Few have had an impact on the sport, and more specifically the men's game, like IPFW Men's Head Coach Arnie Ball. Over the course of his 32 years coaching the Mastodons, Ball has put together a very impressive resume that includes over 500 career wins, six trips to the NCAA Final Four, six regular season MIVA Championships and rosters littered with All-Conference, All-American and U.S. Olympic team selections. His most successful campaign came in 2007 when IPFW finished as national runner-up, falling to UC Irvine in the championship match. That year he was later named both the AVCA Division I-II National Coach of the Year and the Asics/Volleyball Magazine Coach of the Year.
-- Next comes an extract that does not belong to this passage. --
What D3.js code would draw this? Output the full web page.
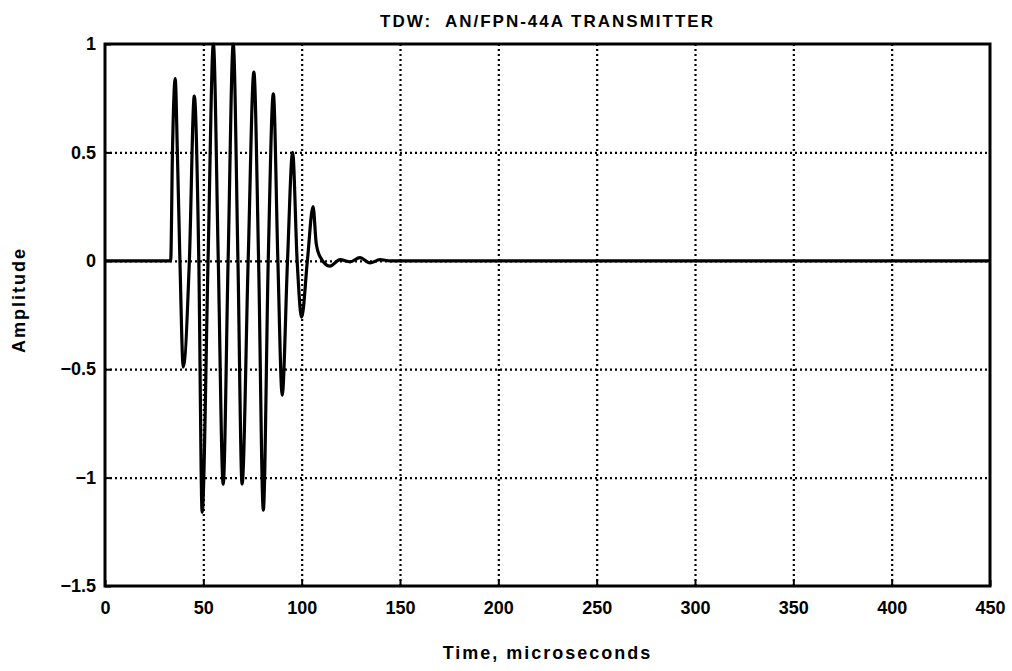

In total he has mentored 15 AVCA All-Americans, six MIVA Players of the Year and two Olympic athletes. He led his squad to fourth place finishes in 1992 and 1994 and third place finishes in 1991, 1996 and 2006.
However, the father of three has roamed other sidelines in his illustrious coaching career. After graduating from Ball State University where he was a top volleyball player, Ball took a job coaching Fort Wayne's Harding High School and won three Indiana Volleyball Coaches Association Championships. He joined IPFW in 1981 to coach both the men's and women's programs, leading the women to four Great Lakes Valley Conference (GLVC) Championships. Ball ended his eight-year women coaching tenure with a record of 231-102.
While at IPFW he held numerous roles on the USA Volleyball coaching staff, including the prestigious honor of serving as a scout for the 2000 U.S. National Team. His final international role came in 2003 as the head coach of the U.S. Team in the World University Games, where his team defeated France in five sets to win a bronze medal.
Ball has always been a man of incredible integrity and passion for not only the sport of volleyball, but for the Fort Wayne community. In 2005, he was presented with the Hilliard Gates Achievement Award for his lifetime accomplishments and contributions to the place he calls home.
"He has been what a model of success should be," said Penn State Men's Head Coach Mark Pavlik. "He has affected his players in such a positive manner that players from all of his coaching generations return to honor him and his program when appropriate. Most importantly he has done this while never abdicating his role as a father and husband. He has taken his love of family and passed it along to everyone that has had the honor of being guided by him. He is everything a coach should be."